Celski advanced to finals of the 1500 m after winning 1st place in the heats, quarterfinals, and semifinals. In the final, Celski finished in 4th place, in front of teammate Travis Jayner, who came in 6th. The next day, Celski competed in the 500 m. During the semifinals, Celski attempted a pass from fourth to third place, but during his pass, François-Louis Tremblay of Canada, in second place at the time, fell, tripping Celski on his way down. Celski finished the race in 3rd, but was then disqualified, while Tremblay advanced. In the 1000 m, Celski finished third behind Lee Ho-Suk and Kwak Yoon-Gy with a time of 1:27.515. In the 3000 m, Celski again placed third behind Lee Ho-Suk and Kwak Yoon-Gy. Celski finished fourth overall with 39 points. Celski then combined with Jordan Malone, Travis Jayner, and Simon Cho in the 5000 m relay to finish second behind South Korea with a time of 6:46.205.

===2014 Winter Olympics===
At the 2014 Winter Olympics in Sochi, Celski competed and placed 4th in the Men's 1500m, 6th in the 500m, and 13th in the 1000m. Celski earned a silver medal in the short track men's 5000m relay.

===2018 Winter Olympics===
At the 2018 Winter Olympics in Pyeongchang, South Korea, Celski competed in the 1500m, 1000m, and the men's 5000m relay.

==Media appearances==
On February 9, 2010, Celski appeared on the TV show The Biggest Loser where he introduced a pop challenge to the contestants of the show. During the segment, Celski offered words of encouragement, and showed the contestants how to use a slide board.

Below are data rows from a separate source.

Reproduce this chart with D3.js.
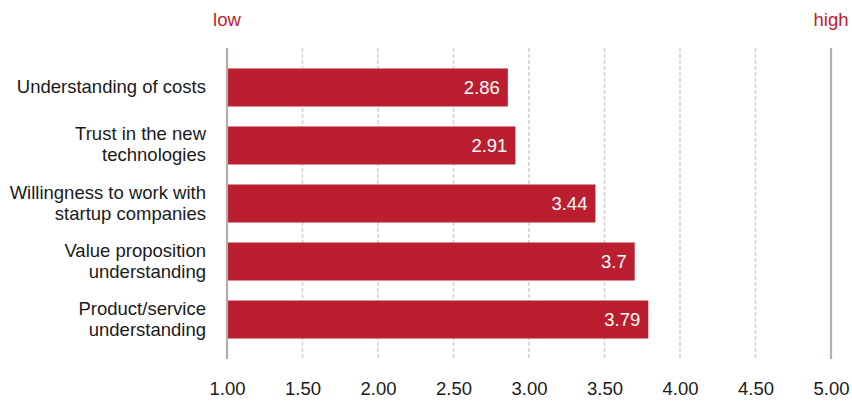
<!DOCTYPE html>
<html>
<head>
<meta charset="utf-8">
<script src="https://cdn.jsdelivr.net/npm/d3@7"></script>
<style>
  html, body { margin: 0; padding: 0; background: #ffffff; }
  svg { display: block; font-family: "Liberation Sans", Arial, Helvetica, sans-serif; }
</style>
</head>
<body>
<svg id="chart" width="852" height="401"></svg>
<script>
const categories = [
  ["Understanding of costs"],
  ["Trust in the new", "technologies"],
  ["Willingness to work with", "startup companies"],
  ["Value proposition", "understanding"],
  ["Product/service", "understanding"]
];
const values = [2.86, 2.91, 3.44, 3.7, 3.79];
const tickValues = [1, 1.5, 2, 2.5, 3, 3.5, 4, 4.5, 5];
const endLabels = ["low", "high"];

const svg = d3.select("#chart");
const red = "#bb1f2f";
const axisCol = "#b8aea7";
const gridCol = "#d8d3cf";
const fs = 18.5;

const x = d3.scaleLinear().domain([1, 5]).range([227, 831]);
const y = d3.scaleBand().domain(d3.range(categories.length)).range([48, 359])
  .paddingInner(0.345).paddingOuter(0.353);

// dashed grid lines
svg.append("g").selectAll("line")
  .data(tickValues.filter(t => t !== 1 && t !== 5))
  .join("line")
  .attr("x1", d => x(d)).attr("x2", d => x(d))
  .attr("y1", 48).attr("y2", 359)
  .attr("stroke", gridCol).attr("stroke-width", 1.6)
  .attr("stroke-dasharray", "4,2");

// bars
svg.append("g").selectAll("rect")
  .data(values)
  .join("rect")
  .attr("x", x(1) + 1)
  .attr("y", (d, i) => y(i))
  .attr("width", d => x(d) - x(1) - 1)
  .attr("height", y.bandwidth())
  .attr("fill", red);

// solid end lines
svg.append("g").selectAll("line")
  .data([1, 5])
  .join("line")
  .attr("x1", d => x(d)).attr("x2", d => x(d))
  .attr("y1", 48).attr("y2", 359)
  .attr("stroke", axisCol).attr("stroke-width", 2.2);

// value labels
svg.append("g").selectAll("text")
  .data(values)
  .join("text")
  .attr("x", d => x(d) - 8)
  .attr("y", (d, i) => y(i) + y.bandwidth() / 2 + 6.5)
  .attr("text-anchor", "end")
  .attr("fill", "#ffffff")
  .attr("font-size", fs)
  .text(d => d);

// category labels
const lh = 21;
const cat = svg.append("g").selectAll("text")
  .data(categories)
  .join("text")
  .attr("text-anchor", "end")
  .attr("fill", "#1a1a1a")
  .attr("font-size", fs)
  .attr("y", (d, i) => y(i) + y.bandwidth() / 2 + 5.5 - (d.length - 1) * lh / 2);
cat.selectAll("tspan")
  .data(d => d)
  .join("tspan")
  .attr("x", 206)
  .attr("dy", (d, i) => i === 0 ? 0 : lh)
  .text(d => d);

// x axis tick labels
const xAxis = d3.axisBottom(x).tickValues(tickValues).tickFormat(d3.format(".2f")).tickSize(0).tickPadding(0);
const ag = svg.append("g").attr("transform", "translate(0,381.5)").call(xAxis);
ag.select(".domain").remove();
ag.selectAll("text").attr("font-size", fs).attr("fill", "#1a1a1a")
  .attr("font-family", "Liberation Sans, Arial, sans-serif");

// low / high
svg.append("g").selectAll("text")
  .data(endLabels)
  .join("text")
  .attr("x", (d, i) => x(i === 0 ? 1 : 5))
  .attr("y", 26)
  .attr("text-anchor", "middle")
  .attr("fill", "#c0202f")
  .attr("font-size", fs)
  .text(d => d);
</script>
</body>
</html>
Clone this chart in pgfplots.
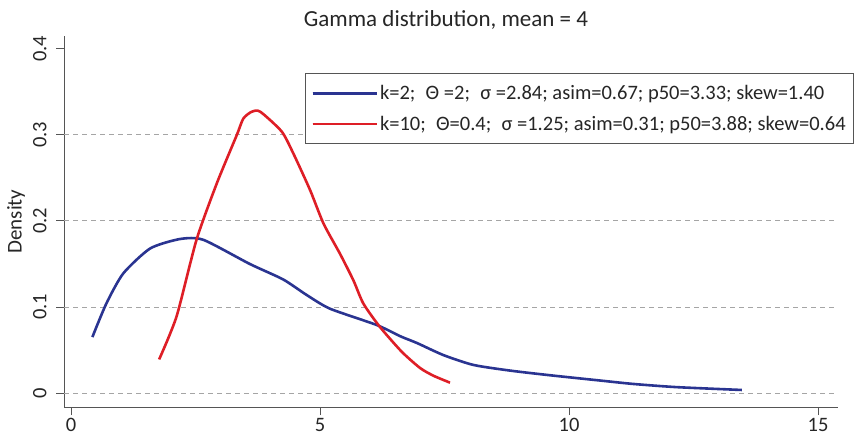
\documentclass[border=0pt]{standalone}
\usepackage{pgfplots}
\pgfplotsset{compat=1.18}
\usepackage{fontspec}
\setmainfont{Carlito}
\definecolor{sblue}{RGB}{42,52,145}
\definecolor{sred}{RGB}{222,30,38}
\definecolor{axgray}{RGB}{85,85,85}
\definecolor{gridgray}{RGB}{165,165,165}
\begin{document}
\begin{tikzpicture}
\useasboundingbox (-64pt,-33pt) rectangle (797pt,407pt);
\begin{axis}[
  at={(0pt,0pt)}, anchor=south west,
  scale only axis, width=774pt, height=371pt,
  xmin=-0.14, xmax=15.4, ymin=-0.0163, ymax=0.415,
  axis x line*=bottom, axis y line*=left,
  axis line style={-, draw=axgray, line width=0.9pt},
  xtick={0,5,10,15}, ytick={0,0.1,0.2,0.3,0.4},
  tick align=outside, major tick length=8pt,
  tick style={draw=axgray, line width=0.9pt},
  extra y ticks={0,0.1,0.2,0.3}, extra y tick labels={},
  extra y tick style={grid=major, major tick length=0pt},
  grid style={dash pattern=on 4.5pt off 4.5pt, draw=gridgray, line width=0.9pt},
  /pgf/number format/assume math mode=true,
  tick label style={font=\fontsize{20.5}{24}\selectfont, text=black!85},
  yticklabel style={xshift=-6pt, rotate=90, anchor=south},
  ylabel={Density},
  every axis y label/.style={at={(rel axis cs:0,0.5)}, xshift=-48pt, rotate=90, anchor=center, font=\fontsize{21}{25}\selectfont, text=black!85},
  title={Gamma distribution, mean = 4},
  every axis title/.style={at={(rel axis cs:0.5,1)}, anchor=base, yshift=9.3pt, xshift=-5pt, font=\fontsize{23}{27}\selectfont, text=black!85},
  legend style={at={(rel axis cs:0.3114,0.9003)}, anchor=north west, draw=axgray, line width=0.8pt,
    font=\fontsize{20.5}{24}\selectfont, text=black!85, inner xsep=6pt, inner ysep=10pt, row sep=11pt,
    cells={anchor=west}},
  legend image code/.code={\draw[#1] (0pt,0pt) -- (51pt,0pt); \path (0pt,0pt) -- (64pt,0pt);},
  legend cell align=left,
]
\addplot[sblue, line width=2.6pt, smooth, tension=0.4] coordinates {
(0.43,0.065) (0.71,0.104) (1.05,0.139) (1.59,0.168) (2.19,0.179) (2.66,0.178)
(3.59,0.150) (4.26,0.132) (4.73,0.114) (5.20,0.098) (6.14,0.079) (6.61,0.066)
(6.95,0.058) (7.48,0.044) (8.08,0.0326) (8.82,0.026) (9.62,0.0206) (10.62,0.0145)
(11.29,0.0105) (12.16,0.0068) (13.47,0.0035)
};
\addlegendentry{k=2;\enspace Θ =2;\enspace σ =2.84; asim=0.67; p50=3.33; skew=1.40}
\addplot[sred, line width=2.6pt, smooth, tension=0.4] coordinates {
(1.77,0.039) (2.12,0.089) (2.52,0.178) (2.93,0.244) (3.33,0.300) (3.46,0.319)
(3.63,0.327) (3.80,0.327) (4.23,0.304) (4.46,0.279) (4.80,0.236) (5.07,0.197)
(5.40,0.162) (5.67,0.131) (5.87,0.104) (6.20,0.077) (6.64,0.048) (7.01,0.029)
(7.28,0.020) (7.61,0.012)
};
\addlegendentry{k=10;\enspace Θ=0.4;\enspace σ =1.25; asim=0.31; p50=3.88; skew=0.64}
\end{axis}
\end{tikzpicture}
\end{document}
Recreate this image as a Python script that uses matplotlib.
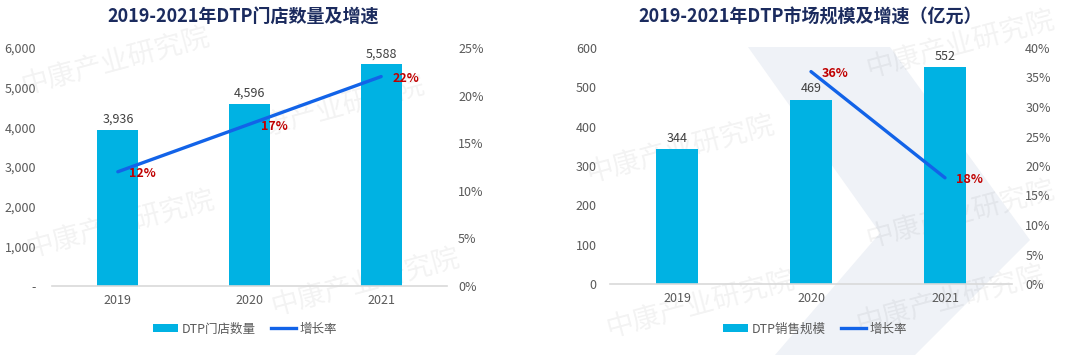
import numpy as np
import matplotlib
matplotlib.use('Agg')
import matplotlib.pyplot as plt
from matplotlib.patches import Polygon, Patch
from matplotlib.lines import Line2D

plt.rcParams['font.family'] = ['Noto Sans CJK SC', 'DejaVu Sans']

years = ['2019', '2020', '2021']

# left chart: store count
stores = [3936, 4596, 5588]
store_growth = [0.12, 0.17, 0.22]

# right chart: market size (100m yuan)
market = [344, 469, 552]
market_years_growth = ['2020', '2021']
market_growth = [0.36, 0.18]

titles = ['2019-2021年DTP门店数量及增速', '2019-2021年DTP市场规模及增速（亿元）']
bar_names = ['DTP门店数量', 'DTP销售规模']
line_name = '增长率'

BAR = '#00B2E3'
LINE = '#1263E8'
RED = '#C00000'
TICK = '#595959'
TITLE = '#1B2B5E'

W, H = 1080, 355
fig = plt.figure(figsize=(W / 100, H / 100), dpi=100)


def fx(px):
    return px / W


def fy(py):
    return 1 - py / H


# faint background chevron in the right panel
chev = [(748, 47), (890, 47), (1030, 240), (915, 355), (775, 355), (880, 233)]
fig.patches.append(Polygon([(fx(a), fy(b)) for a, b in chev], closed=True,
                           transform=fig.transFigure, facecolor='#EFF2F7',
                           edgecolor='none', zorder=-5))

# watermarks
for (x, y) in [(115, 62), (120, 225), (365, 283), (330, 110), (680, 150),
               (700, 305), (960, 215), (960, 45), (950, 300)]:
    fig.text(fx(x), fy(y), '中康产业研究院', fontsize=20, color='#000000', alpha=0.05,
             rotation=15, ha='center', va='center', zorder=-4)


def panel(rect, vals, ymax, ystep, fmt0, gx, gvals, gmax, title, title_x,
          bar_name, legend_x, lpad, rpad):
    ax = fig.add_axes(rect)
    ax.patch.set_visible(False)
    x = np.arange(len(years))
    ax.bar(x, vals, width=0.31, color=BAR, zorder=2)
    for xi, v in zip(x, vals):
        ax.annotate(f'{v:,}', (xi, v), xytext=(0, 3), textcoords='offset points',
                    ha='center', va='bottom', fontsize=9, color='#404040')
    ax.set_xlim(-0.5, len(years) - 0.5)
    ax.set_ylim(0, ymax)
    ticks = np.arange(0, ymax + 1, ystep)
    ax.set_yticks(ticks)
    ax.set_yticklabels([fmt0 if t == 0 else f'{int(t):,}' for t in ticks])
    ax.set_xticks(x)
    ax.set_xticklabels(years)
    for s in ['top', 'right', 'left']:
        ax.spines[s].set_visible(False)
    ax.spines['bottom'].set_color('#D9D9D9')
    ax.spines['bottom'].set_linewidth(1.2)
    ax.tick_params(axis='both', length=0, labelsize=9, colors=TICK)
    ax.tick_params(axis='y', pad=lpad)
    ax.tick_params(axis='x', pad=6)

    ax2 = ax.twinx()
    gxi = [years.index(g) for g in gx]
    ax2.plot(gxi, gvals, color=LINE, lw=2.4, solid_capstyle='round', zorder=3)
    for xi, g in zip(gxi, gvals):
        ax2.annotate(f'{g:.0%}', (xi, g), xytext=(8, -1.5), textcoords='offset points',
                     ha='left', va='center', fontsize=9, color=RED, fontweight='bold')
    ax2.set_ylim(0, gmax)
    gt = np.arange(0, gmax + 1e-9, 0.05)
    ax2.set_yticks(gt)
    ax2.set_yticklabels([f'{t:.0%}' for t in gt])
    for s in ax2.spines.values():
        s.set_visible(False)
    ax2.tick_params(axis='y', length=0, labelsize=9, colors=TICK, pad=rpad)

    fig.text(fx(title_x), fy(17), title, fontsize=13, fontweight='bold',
             color=TITLE, ha='center', va='center')
    handles = [Patch(facecolor=BAR, edgecolor='none'),
               Line2D([0], [0], color=LINE, lw=2.4)]
    fig.legend(handles, [bar_name, line_name], loc='center', ncol=2,
               bbox_to_anchor=(fx(legend_x), fy(329)), frameon=False,
               fontsize=9, labelcolor=TICK, handlelength=2.0, handleheight=0.6,
               handletextpad=0.3, columnspacing=1.2)
    return ax, ax2


panel([fx(52), fy(286), fx(447 - 52), (286 - 48) / H], stores, 6000, 1000, '-',
      years, store_growth, 0.25, titles[0], 243, bar_names[0], 245, 11.5, 8)

panel([fx(610), fy(284), fx(1012 - 610), (284 - 48) / H], market, 600, 100, '0',
      market_years_growth, market_growth, 0.40, titles[1], 810, bar_names[1], 815, 9.5, 9.5)

fig.savefig('out.png', dpi=100)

On February 5, 2014, Celski was featured in a one-hour special on NBC television titled How to Raise an Olympian. The program, hosted by Meredith Vieira, chronicles the journeys of seven U.S. Olympians and features interviews from parents and coaches along with home video and photos from each athlete's childhood. The event was broadcast on television with live social media components to further each segment.

==Personal life==
Celski was born in Monterey, California, where his father was serving in the U.S. Army. He was raised in Federal Way, Washington. His father, Robert, is of Polish descent and his mother, Sue, is of Filipino descent. Celski has two older brothers. Celski attended Lakewood High School in Lakewood, California, as well as Todd Beamer High School in Federal Way, Washington, graduating from Lakewood with high honors in the Merit Scholars Program. Before switching to speed skating after seeing the 2002 Winter Olympics, Celski was a national champion in-line skater. He missed the minimum age requirement for the 2006 Winter Olympics by 17 days. In September 2021, he was inducted into the National Polish-American Sports Hall of Fame in Troy, Michigan.